Given request: Leave out any picture and return the remaining listing below exactly as given.

Provided material:

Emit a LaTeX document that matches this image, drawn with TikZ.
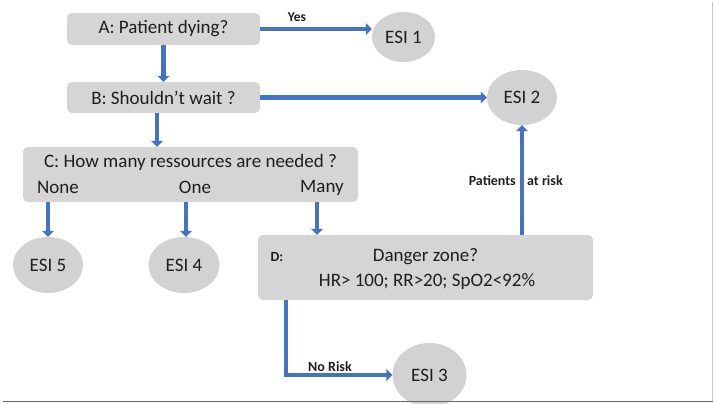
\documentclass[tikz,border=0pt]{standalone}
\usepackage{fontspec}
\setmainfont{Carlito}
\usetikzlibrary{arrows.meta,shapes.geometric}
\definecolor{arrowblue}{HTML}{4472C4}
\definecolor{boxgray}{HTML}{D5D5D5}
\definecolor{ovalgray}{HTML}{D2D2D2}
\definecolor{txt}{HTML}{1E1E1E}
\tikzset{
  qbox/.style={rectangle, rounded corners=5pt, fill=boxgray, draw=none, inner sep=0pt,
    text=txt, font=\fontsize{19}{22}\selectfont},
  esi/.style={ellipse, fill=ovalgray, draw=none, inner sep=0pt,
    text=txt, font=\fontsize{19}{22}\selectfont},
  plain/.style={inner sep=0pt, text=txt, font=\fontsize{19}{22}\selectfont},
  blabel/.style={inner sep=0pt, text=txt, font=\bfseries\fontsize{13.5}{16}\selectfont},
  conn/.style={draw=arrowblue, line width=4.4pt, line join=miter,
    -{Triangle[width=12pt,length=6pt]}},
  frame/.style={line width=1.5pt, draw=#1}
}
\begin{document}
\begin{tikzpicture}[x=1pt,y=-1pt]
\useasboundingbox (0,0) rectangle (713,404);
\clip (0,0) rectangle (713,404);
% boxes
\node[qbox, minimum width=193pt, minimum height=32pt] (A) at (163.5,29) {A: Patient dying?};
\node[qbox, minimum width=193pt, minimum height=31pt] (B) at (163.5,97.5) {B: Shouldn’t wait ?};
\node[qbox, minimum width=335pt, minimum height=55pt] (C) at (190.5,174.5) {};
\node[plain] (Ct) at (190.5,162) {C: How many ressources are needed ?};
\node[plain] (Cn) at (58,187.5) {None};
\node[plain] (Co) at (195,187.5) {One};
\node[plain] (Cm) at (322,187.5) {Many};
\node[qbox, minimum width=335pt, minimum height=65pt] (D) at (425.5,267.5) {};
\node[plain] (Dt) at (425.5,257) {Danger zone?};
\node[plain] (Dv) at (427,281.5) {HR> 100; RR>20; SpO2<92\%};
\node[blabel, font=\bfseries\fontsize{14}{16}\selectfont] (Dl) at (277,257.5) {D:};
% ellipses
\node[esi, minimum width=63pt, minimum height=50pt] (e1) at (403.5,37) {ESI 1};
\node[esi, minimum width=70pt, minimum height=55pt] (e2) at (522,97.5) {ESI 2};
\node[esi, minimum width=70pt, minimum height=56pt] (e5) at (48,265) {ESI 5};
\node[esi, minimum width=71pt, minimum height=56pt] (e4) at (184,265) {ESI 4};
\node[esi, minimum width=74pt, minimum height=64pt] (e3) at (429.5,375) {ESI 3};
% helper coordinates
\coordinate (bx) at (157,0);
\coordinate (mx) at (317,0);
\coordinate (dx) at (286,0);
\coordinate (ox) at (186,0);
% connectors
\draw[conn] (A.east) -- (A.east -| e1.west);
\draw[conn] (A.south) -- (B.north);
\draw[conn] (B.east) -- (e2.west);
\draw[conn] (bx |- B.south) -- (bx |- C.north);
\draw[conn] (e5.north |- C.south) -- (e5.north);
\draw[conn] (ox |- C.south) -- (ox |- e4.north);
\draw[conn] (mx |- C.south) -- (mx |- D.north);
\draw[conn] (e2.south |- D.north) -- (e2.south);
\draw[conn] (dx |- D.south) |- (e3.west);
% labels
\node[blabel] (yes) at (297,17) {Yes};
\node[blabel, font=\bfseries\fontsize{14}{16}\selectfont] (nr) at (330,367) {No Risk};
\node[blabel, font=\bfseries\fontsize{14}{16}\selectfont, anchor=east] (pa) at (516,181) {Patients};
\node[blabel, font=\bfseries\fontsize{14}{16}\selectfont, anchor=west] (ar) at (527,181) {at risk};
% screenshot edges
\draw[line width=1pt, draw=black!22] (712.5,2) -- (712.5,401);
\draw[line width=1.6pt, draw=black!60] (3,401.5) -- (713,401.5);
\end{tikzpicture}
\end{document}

Final result:
Emit a LaTeX document that matches this image, drawn with TikZ.
\documentclass[tikz,border=0pt]{standalone}
\usepackage{fontspec}
\setmainfont{Carlito}
\usetikzlibrary{arrows.meta,shapes.geometric}
\definecolor{arrowblue}{HTML}{4472C4}
\definecolor{boxgray}{HTML}{D5D5D5}
\definecolor{ovalgray}{HTML}{D2D2D2}
\definecolor{txt}{HTML}{1E1E1E}
\tikzset{
  qbox/.style={rectangle, rounded corners=5pt, fill=boxgray, draw=none, inner sep=0pt,
    text=txt, font=\fontsize{19}{22}\selectfont},
  esi/.style={ellipse, fill=ovalgray, draw=none, inner sep=0pt,
    text=txt, font=\fontsize{19}{22}\selectfont},
  plain/.style={inner sep=0pt, text=txt, font=\fontsize{19}{22}\selectfont},
  blabel/.style={inner sep=0pt, text=txt, font=\bfseries\fontsize{13.5}{16}\selectfont},
  conn/.style={draw=arrowblue, line width=4.4pt, line join=miter,
    -{Triangle[width=12pt,length=6pt]}},
  frame/.style={line width=1.5pt, draw=#1}
}
\begin{document}
\begin{tikzpicture}[x=1pt,y=-1pt]
\useasboundingbox (0,0) rectangle (713,404);
\clip (0,0) rectangle (713,404);
% boxes
\node[qbox, minimum width=193pt, minimum height=32pt] (A) at (163.5,29) {A: Patient dying?};
\node[qbox, minimum width=193pt, minimum height=31pt] (B) at (163.5,97.5) {B: Shouldn’t wait ?};
\node[qbox, minimum width=335pt, minimum height=55pt] (C) at (190.5,174.5) {};
\node[plain] (Ct) at (190.5,162) {C: How many ressources are needed ?};
\node[plain] (Cn) at (58,187.5) {None};
\node[plain] (Co) at (195,187.5) {One};
\node[plain] (Cm) at (322,187.5) {Many};
\node[qbox, minimum width=335pt, minimum height=65pt] (D) at (425.5,267.5) {};
\node[plain] (Dt) at (425.5,257) {Danger zone?};
\node[plain] (Dv) at (427,281.5) {HR> 100; RR>20; SpO2<92\%};
\node[blabel, font=\bfseries\fontsize{14}{16}\selectfont] (Dl) at (277,257.5) {D:};
% ellipses
\node[esi, minimum width=63pt, minimum height=50pt] (e1) at (403.5,37) {ESI 1};
\node[esi, minimum width=70pt, minimum height=55pt] (e2) at (522,97.5) {ESI 2};
\node[esi, minimum width=70pt, minimum height=56pt] (e5) at (48,265) {ESI 5};
\node[esi, minimum width=71pt, minimum height=56pt] (e4) at (184,265) {ESI 4};
\node[esi, minimum width=74pt, minimum height=64pt] (e3) at (429.5,375) {ESI 3};
% helper coordinates
\coordinate (bx) at (157,0);
\coordinate (mx) at (317,0);
\coordinate (dx) at (286,0);
\coordinate (ox) at (186,0);
% connectors
\draw[conn] (A.east) -- (A.east -| e1.west);
\draw[conn] (A.south) -- (B.north);
\draw[conn] (B.east) -- (e2.west);
\draw[conn] (bx |- B.south) -- (bx |- C.north);
\draw[conn] (e5.north |- C.south) -- (e5.north);
\draw[conn] (ox |- C.south) -- (ox |- e4.north);
\draw[conn] (mx |- C.south) -- (mx |- D.north);
\draw[conn] (e2.south |- D.north) -- (e2.south);
\draw[conn] (dx |- D.south) |- (e3.west);
% labels
\node[blabel] (yes) at (297,17) {Yes};
\node[blabel, font=\bfseries\fontsize{14}{16}\selectfont] (nr) at (330,367) {No Risk};
\node[blabel, font=\bfseries\fontsize{14}{16}\selectfont, anchor=east] (pa) at (516,181) {Patients};
\node[blabel, font=\bfseries\fontsize{14}{16}\selectfont, anchor=west] (ar) at (527,181) {at risk};
% screenshot edges
\draw[line width=1pt, draw=black!22] (712.5,2) -- (712.5,401);
\draw[line width=1.6pt, draw=black!60] (3,401.5) -- (713,401.5);
\end{tikzpicture}
\end{document}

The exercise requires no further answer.